REQUIREMENT. Look through the data below and output, unchanged, every line from the one holding "Write a web" through the one holding "chlorideErr, sulfateErr, phosphateErr];", inclusive. Skip the pictures.
* begin *
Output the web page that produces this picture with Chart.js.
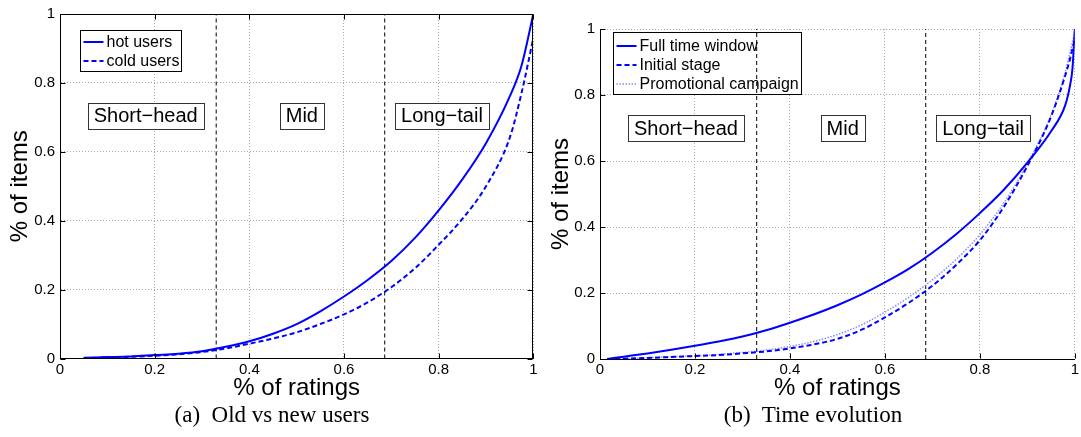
<!DOCTYPE html>
<html>
<head>
<meta charset="utf-8">
<script src="https://cdn.jsdelivr.net/npm/chart.js@4/dist/chart.umd.min.js"></script>
<style>
html,body{margin:0;padding:0;background:#fff;}
body{width:1081px;height:437px;position:relative;overflow:hidden;}
.wrap{position:absolute;top:0;height:410px;}
#w1{left:0;width:540px;}
#w2{left:540px;width:541px;}
.cap{position:absolute;top:402px;line-height:26px;font-family:"Liberation Serif","Times New Roman",serif;font-size:23px;color:#000;white-space:nowrap;transform:translateX(-50%);}
</style>
</head>
<body>
<div class="wrap" id="w1"><canvas id="c1"></canvas></div>
<div class="wrap" id="w2"><canvas id="c2"></canvas></div>
<div class="cap" style="left:272px">(a)&nbsp; Old vs new users</div>
<div class="cap" style="left:813px">(b)&nbsp; Time evolution</div>
<script>
// ---------- data ----------
const xTicks = [0, 0.2, 0.4, 0.6, 0.8, 1];
const xTickLabels = ['0', '0.2', '0.4', '0.6', '0.8', '1'];
const yTicks = [0, 0.2, 0.4, 0.6, 0.8, 1];
const yTickLabels = ['0', '0.2', '0.4', '0.6', '0.8', '1'];
const boundaries = [0.33, 0.686];
const regionLabels = ['Short\u2212head', 'Mid', 'Long\u2212tail'];
const regionX = [0.181, 0.511, 0.807];
const regionYLeft = 0.704;
const regionYRight = 0.70;

// (a) Old vs new users
const leftX     = [0.05, 0.1, 0.15, 0.2, 0.25, 0.3, 0.35, 0.4, 0.45, 0.5, 0.55, 0.6, 0.65, 0.7, 0.75, 0.8, 0.85, 0.9, 0.95, 0.975, 1.0];
const hotUsers  = [0.002, 0.004, 0.006, 0.010, 0.014, 0.021, 0.034, 0.050, 0.072, 0.100, 0.137, 0.180, 0.228, 0.283, 0.350, 0.430, 0.520, 0.625, 0.760, 0.850, 1.0];
const coldUsers = [0.001, 0.003, 0.005, 0.008, 0.012, 0.019, 0.029, 0.043, 0.058, 0.076, 0.100, 0.128, 0.163, 0.207, 0.262, 0.330, 0.405, 0.500, 0.640, 0.770, 0.930];

// (b) Time evolution
const rightX        = [0.015, 0.05, 0.1, 0.15, 0.2, 0.25, 0.3, 0.35, 0.4, 0.45, 0.5, 0.55, 0.6, 0.65, 0.7, 0.75, 0.8, 0.85, 0.9, 0.95, 0.98, 0.99, 0.995, 1.0];
const fullWindow    = [0, 0.007, 0.017, 0.028, 0.040, 0.053, 0.068, 0.087, 0.110, 0.135, 0.163, 0.195, 0.232, 0.273, 0.322, 0.378, 0.442, 0.512, 0.595, 0.690, 0.770, 0.830, 0.880, 1.0];
const initialStage  = [0, 0.001, 0.003, 0.006, 0.009, 0.012, 0.017, 0.023, 0.032, 0.044, 0.061, 0.088, 0.126, 0.170, 0.222, 0.285, 0.360, 0.460, 0.585, 0.735, 0.860, 0.910, 0.940, 0.970];
const promoCampaign = [0, 0.001, 0.004, 0.007, 0.010, 0.014, 0.020, 0.027, 0.038, 0.053, 0.074, 0.103, 0.142, 0.187, 0.240, 0.302, 0.377, 0.472, 0.592, 0.740, 0.870, 0.930, 0.960, 0.990];

// ---------- rendering ----------
const FONT = '"Liberation Sans", Arial, Helvetica, sans-serif';
function pts(xs, ys) { return xs.map((x, i) => ({x: x, y: ys[i]})); }

function buildChart(canvasId, o) {
  const datasets = o.series.map(s => ({
    label: s.label, data: pts(o.x, s.y), borderColor: s.color, borderWidth: s.width,
    borderDash: s.dash, pointRadius: 0, fill: false, cubicInterpolationMode: 'monotone'
  }));
  boundaries.forEach(b => datasets.push({
    label: '', data: [{x: b, y: 0}, {x: b, y: 1}], borderColor: '#000', borderWidth: 1,
    borderDash: [4, 3], pointRadius: 0, fill: false
  }));

  const decor = {
    id: 'decor',
    beforeDatasetsDraw(chart) {
      const ctx = chart.ctx, ca = chart.chartArea, L = o.legend;
      const bx = Math.round(ca.left + L.dx) + 0.5, by = Math.round(ca.top + L.dy) + 0.5;
      ctx.save();
      ctx.fillStyle = '#fff';
      ctx.fillRect(bx, by, L.w, L.h);
      ctx.strokeStyle = '#000'; ctx.lineWidth = 1; ctx.setLineDash([]);
      ctx.strokeRect(bx, by, L.w, L.h);
      ctx.font = '16px ' + FONT;
      ctx.textAlign = 'left'; ctx.textBaseline = 'middle';
      o.series.forEach((s, i) => {
        const y = Math.round(by + L.row0 + i * L.rowH);
        ctx.strokeStyle = s.color; ctx.lineWidth = s.width; ctx.setLineDash(s.dash || []);
        ctx.beginPath(); ctx.moveTo(bx + 3, y); ctx.lineTo(bx + 23, y); ctx.stroke();
        ctx.setLineDash([]);
        ctx.fillStyle = '#000';
        ctx.fillText(s.label, bx + 26, y + 0.5);
      });
      ctx.restore();
    },
    afterDatasetsDraw(chart) {
      const ctx = chart.ctx, xs = chart.scales.x, ys = chart.scales.y;
      ctx.save();
      ctx.font = '20px ' + FONT;
      ctx.textAlign = 'center'; ctx.textBaseline = 'middle';
      regionLabels.forEach((t, i) => {
        const cx = xs.getPixelForValue(regionX[i]);
        const cy = ys.getPixelForValue(o.regionY);
        const w = ctx.measureText(t).width + 12, h = 26;
        const rx = Math.round(cx - w / 2) + 0.5, ry = Math.round(cy - h / 2) + 0.5;
        ctx.fillStyle = '#fff'; ctx.fillRect(rx, ry, w, h);
        ctx.strokeStyle = '#333'; ctx.lineWidth = 1; ctx.setLineDash([]);
        ctx.strokeRect(rx, ry, Math.round(w), h);
        ctx.fillStyle = '#000';
        ctx.fillText(t, cx, cy + 1);
      });
      ctx.restore();
    },
    afterDraw(chart) {
      const ctx = chart.ctx, ca = chart.chartArea, xs = chart.scales.x, ys = chart.scales.y;
      const l = Math.round(ca.left) + 0.5, r = Math.round(ca.right) - 0.5;
      const t = Math.round(ca.top) + 0.5, b = Math.round(ca.bottom) - 0.5;
      ctx.save();
      ctx.strokeStyle = '#000'; ctx.lineWidth = 1; ctx.setLineDash([]);
      ctx.beginPath();
      xTicks.forEach(v => {
        const px = Math.round(xs.getPixelForValue(v)) + 0.5;
        ctx.moveTo(px, b); ctx.lineTo(px, b - 5);
        if (o.box) { ctx.moveTo(px, t); ctx.lineTo(px, t + 5); }
      });
      yTicks.forEach(v => {
        const py = Math.round(ys.getPixelForValue(v)) + 0.5;
        ctx.moveTo(l, py); ctx.lineTo(l + 5, py);
        if (o.box) { ctx.moveTo(r, py); ctx.lineTo(r - 5, py); }
      });
      ctx.stroke();
      if (o.box) { ctx.strokeRect(l, t, r - l, b - t); }
      ctx.restore();
    }
  };

  const gridStyle = {color: '#a8a8a8', lineWidth: 1, drawTicks: false};
  const borderStyle = {display: true, color: '#000', width: 1, dash: [1, 2]};

  return new Chart(document.getElementById(canvasId), {
    type: 'line',
    data: {datasets: datasets},
    plugins: [decor],
    options: {
      animation: false, responsive: true, maintainAspectRatio: false, devicePixelRatio: 1,
      layout: {padding: {top: o.padTop, right: o.padRight, left: 0, bottom: 0}},
      plugins: {legend: {display: false}, tooltip: {enabled: false}},
      scales: {
        x: {
          type: 'linear', min: 0, max: 1,
          afterBuildTicks: s => { s.ticks = xTicks.map(v => ({value: v})); },
          afterFit: s => { s.height = o.xHeight; },
          ticks: {callback: (v) => xTickLabels[xTicks.indexOf(v)], font: {family: FONT, size: 15}, color: '#000', padding: o.xTickPad, maxRotation: 0, autoSkip: false},
          grid: gridStyle, border: borderStyle,
          title: {display: true, text: '% of ratings', color: '#000', font: {family: FONT, size: 24}, padding: {top: 0, bottom: 6.8}}
        },
        y: {
          type: 'linear', min: 0, max: 1,
          afterBuildTicks: s => { s.ticks = yTicks.map(v => ({value: v})); },
          afterFit: s => { s.width = 60; },
          ticks: {callback: (v) => yTickLabels[yTicks.indexOf(v)], font: {family: FONT, size: 15}, color: '#000', padding: 5, autoSkip: false},
          grid: gridStyle, border: borderStyle,
          title: {display: true, text: '% of items', color: '#000', font: {family: FONT, size: 24}, padding: {top: o.yTitlePad, bottom: 0}}
        }
      }
    }
  });
}

buildChart('c1', {
  x: leftX,
  series: [
    {label: 'hot users', y: hotUsers, color: '#0000ff', width: 2, dash: []},
    {label: 'cold users', y: coldUsers, color: '#0000ff', width: 2, dash: [5, 3]}
  ],
  legend: {dx: 20, dy: 15.5, w: 101, h: 41, row0: 11, rowH: 19},
  regionY: regionYLeft, box: true,
  padTop: 8.5, padRight: 6, xHeight: 51.5, xTickPad: 2.5, yTitlePad: 5.5
});

buildChart('c2', {
  x: rightX,
  series: [
    {label: 'Full time window', y: fullWindow, color: '#0000ff', width: 2, dash: []},
    {label: 'Initial stage', y: initialStage, color: '#0000ff', width: 2, dash: [5, 3]},
    {label: 'Promotional campaign', y: promoCampaign, color: '#8c8cff', width: 1.5, dash: [1.5, 1.5]}
  ],
  legend: {dx: 13, dy: 3, w: 188, h: 62, row0: 13, rowH: 19},
  regionY: regionYRight, box: false,
  padTop: 29, padRight: 4, xHeight: 51, xTickPad: 2, yTitlePad: 6.8
});
</script>
</body>
</html>
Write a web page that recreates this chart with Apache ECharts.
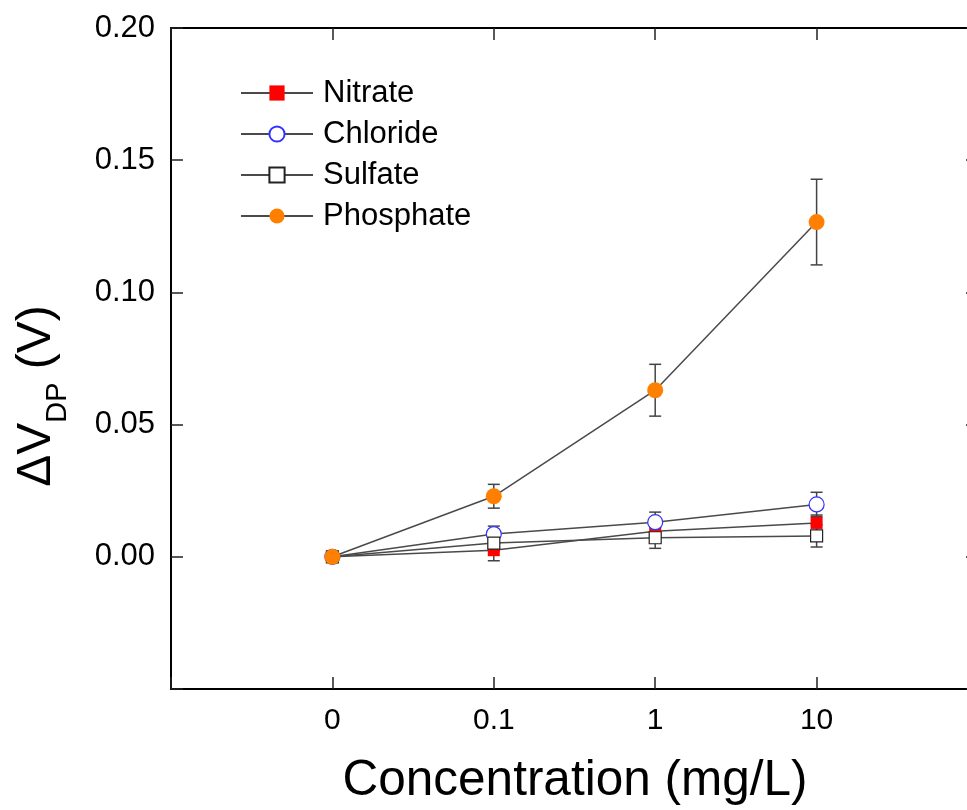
<!DOCTYPE html>
<html>
<head>
<meta charset="utf-8">
<script src="https://cdn.jsdelivr.net/npm/echarts@6/dist/echarts.min.js"></script>
<style>html,body{margin:0;padding:0;background:#fff;}#chart{width:967px;height:810px;}</style>
</head>
<body>
<div id="chart"></div>
<script>
// ---- data ----
const categories = ['0', '0.1', '1', '10'];
const yTickLabels = ['0.00', '0.05', '0.10', '0.15', '0.20'];
const seriesNames = ['Nitrate', 'Chloride', 'Sulfate', 'Phosphate'];
const nitrate = [0, 0.0025, 0.0097, 0.0128];
const nitrateErr = [0, 0.004, 0.003, 0.003];
const chloride = [0, 0.0086, 0.0131, 0.0198];
const chlorideErr = [0, 0.003, 0.0038, 0.0046];
const sulfate = [0, 0.0052, 0.0072, 0.0079];
const sulfateErr = [0, 0.003, 0.004, 0.0042];
const phosphate = [0, 0.0229, 0.063, 0.1266];
const phosphateErr = [0, 0.0045, 0.0098, 0.0162];

const FONT = "'Liberation Sans', Arial, Helvetica, sans-serif";
const chart = echarts.init(document.getElementById('chart'));

function pts(vals) { return categories.map((c, i) => [i, vals[i]]); }
function errPts(vals, errs) { return categories.map((c, i) => [i, vals[i] - errs[i], vals[i] + errs[i]]); }

const styles = [
  { symbol: 'rect', size: 12, color: '#ff0000', border: '#ff0000', bw: 0 },
  { symbol: 'circle', size: 15, color: '#ffffff', border: '#3333ff', bw: 1.2 },
  { symbol: 'rect', size: 12, color: '#ffffff', border: '#222222', bw: 1.2 },
  { symbol: 'circle', size: 16, color: '#ff8000', border: '#ff8000', bw: 0 }
];
const values = [nitrate, chloride, sulfate, phosphate];
const errors = [nitrateErr, chlorideErr, sulfateErr, phosphateErr];

const series = [];
values.forEach((v, k) => {
  series.push({
    type: 'custom',
    name: seriesNames[k] + ' err',
    z: 1,
    silent: true,
    data: errPts(v, errors[k]),
    renderItem: function (params, api) {
      if (api.value(2) - api.value(1) === 0) return null;
      const lo = api.coord([api.value(0), api.value(1)]);
      const hi = api.coord([api.value(0), api.value(2)]);
      const cw = 6;
      const st = { stroke: '#444444', lineWidth: 1.5 };
      return {
        type: 'group',
        children: [
          { type: 'line', shape: { x1: lo[0], y1: lo[1], x2: hi[0], y2: hi[1] }, style: st },
          { type: 'line', shape: { x1: lo[0] - cw, y1: lo[1], x2: lo[0] + cw, y2: lo[1] }, style: st },
          { type: 'line', shape: { x1: hi[0] - cw, y1: hi[1], x2: hi[0] + cw, y2: hi[1] }, style: st }
        ]
      };
    }
  });
});
values.forEach((v, k) => {
  const s = styles[k];
  series.push({
    type: 'line',
    name: seriesNames[k],
    z: 2 + k,
    data: pts(v),
    symbol: s.symbol,
    symbolSize: s.size,
    showAllSymbol: true,
    lineStyle: { color: '#4a4a4a', width: 1.5 },
    itemStyle: { color: s.color, borderColor: s.border, borderWidth: s.bw, opacity: 1 },
    emphasis: { disabled: true },
    animation: false
  });
});

const axisLineStyle = { color: '#000', width: 2 };
const tickStyle = { inside: true, length: 12, lineStyle: { color: '#222', width: 1.5 } };

const option = {
  backgroundColor: '#ffffff',
  animation: false,
  grid: { left: 171, top: 28, width: 807, height: 661, containLabel: false, outerBoundsMode: 'none' },
  legend: {
    data: seriesNames,
    orient: 'vertical',
    left: 235,
    top: 72,
    itemWidth: 72,
    itemHeight: 19,
    itemGap: 9,
    textStyle: { fontFamily: FONT, fontSize: 31, color: '#000', padding: [0, 0, 0, 5], lineHeight: 32 },
    selectedMode: false
  },
  xAxis: [
    {
      type: 'value', min: -1, max: 4, interval: 1, position: 'bottom',
      axisLine: { onZero: false, lineStyle: axisLineStyle },
      axisTick: tickStyle,
      axisLabel: {
        margin: 17, fontFamily: FONT, fontSize: 30, color: '#000',
        formatter: function (v) { return categories[v] !== undefined ? categories[v] : ''; }
      },
      splitLine: { show: false }
    },
    {
      type: 'value', min: -1, max: 4, interval: 1, position: 'top',
      axisLine: { onZero: false, lineStyle: axisLineStyle },
      axisTick: tickStyle,
      axisLabel: { show: false },
      splitLine: { show: false }
    }
  ],
  yAxis: [
    {
      type: 'value', min: -0.05, max: 0.2, interval: 0.05, position: 'left',
      axisLine: { show: true, onZero: false, lineStyle: axisLineStyle },
      axisTick: Object.assign({ show: true }, tickStyle),
      axisLabel: {
        margin: 16, fontFamily: FONT, fontSize: 31, color: '#000',
        formatter: function (v) {
          const i = Math.round(v / 0.05);
          return i >= 0 && i < yTickLabels.length ? yTickLabels[i] : '';
        }
      },
      splitLine: { show: false }
    },
    {
      type: 'value', min: -0.05, max: 0.2, interval: 0.05, position: 'right',
      axisLine: { show: true, onZero: false, lineStyle: axisLineStyle },
      axisTick: Object.assign({ show: true }, tickStyle),
      axisLabel: { show: false },
      splitLine: { show: false }
    }
  ],
  graphic: [
    {
      type: 'text', x: 575, y: 781,
      style: {
        text: 'Concentration (mg/L)', fontFamily: FONT, fontSize: 49.5, fill: '#000',
        align: 'center', verticalAlign: 'middle'
      }
    },
    {
      type: 'text', x: 37, y: 396, rotation: Math.PI / 2,
      style: {
        text: '{a|ΔV}{b|DP}{a| (V)}',
        align: 'center', verticalAlign: 'middle',
        rich: {
          a: { fontFamily: FONT, fontSize: 48, fill: '#000', lineHeight: 48, verticalAlign: 'top' },
          b: { fontFamily: FONT, fontSize: 29, fill: '#000', lineHeight: 29, verticalAlign: 'top', padding: [30, 0, 0, 0] }
        }
      }
    }
  ],
  series: series
};
chart.setOption(option);
</script>
</body>
</html>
* end *
SOLUTION TO THE EXERCISE.
Write a web page that recreates this chart with Apache ECharts.
<!DOCTYPE html>
<html>
<head>
<meta charset="utf-8">
<script src="https://cdn.jsdelivr.net/npm/echarts@6/dist/echarts.min.js"></script>
<style>html,body{margin:0;padding:0;background:#fff;}#chart{width:967px;height:810px;}</style>
</head>
<body>
<div id="chart"></div>
<script>
// ---- data ----
const categories = ['0', '0.1', '1', '10'];
const yTickLabels = ['0.00', '0.05', '0.10', '0.15', '0.20'];
const seriesNames = ['Nitrate', 'Chloride', 'Sulfate', 'Phosphate'];
const nitrate = [0, 0.0025, 0.0097, 0.0128];
const nitrateErr = [0, 0.004, 0.003, 0.003];
const chloride = [0, 0.0086, 0.0131, 0.0198];
const chlorideErr = [0, 0.003, 0.0038, 0.0046];
const sulfate = [0, 0.0052, 0.0072, 0.0079];
const sulfateErr = [0, 0.003, 0.004, 0.0042];
const phosphate = [0, 0.0229, 0.063, 0.1266];
const phosphateErr = [0, 0.0045, 0.0098, 0.0162];

const FONT = "'Liberation Sans', Arial, Helvetica, sans-serif";
const chart = echarts.init(document.getElementById('chart'));

function pts(vals) { return categories.map((c, i) => [i, vals[i]]); }
function errPts(vals, errs) { return categories.map((c, i) => [i, vals[i] - errs[i], vals[i] + errs[i]]); }

const styles = [
  { symbol: 'rect', size: 12, color: '#ff0000', border: '#ff0000', bw: 0 },
  { symbol: 'circle', size: 15, color: '#ffffff', border: '#3333ff', bw: 1.2 },
  { symbol: 'rect', size: 12, color: '#ffffff', border: '#222222', bw: 1.2 },
  { symbol: 'circle', size: 16, color: '#ff8000', border: '#ff8000', bw: 0 }
];
const values = [nitrate, chloride, sulfate, phosphate];
const errors = [nitrateErr, chlorideErr, sulfateErr, phosphateErr];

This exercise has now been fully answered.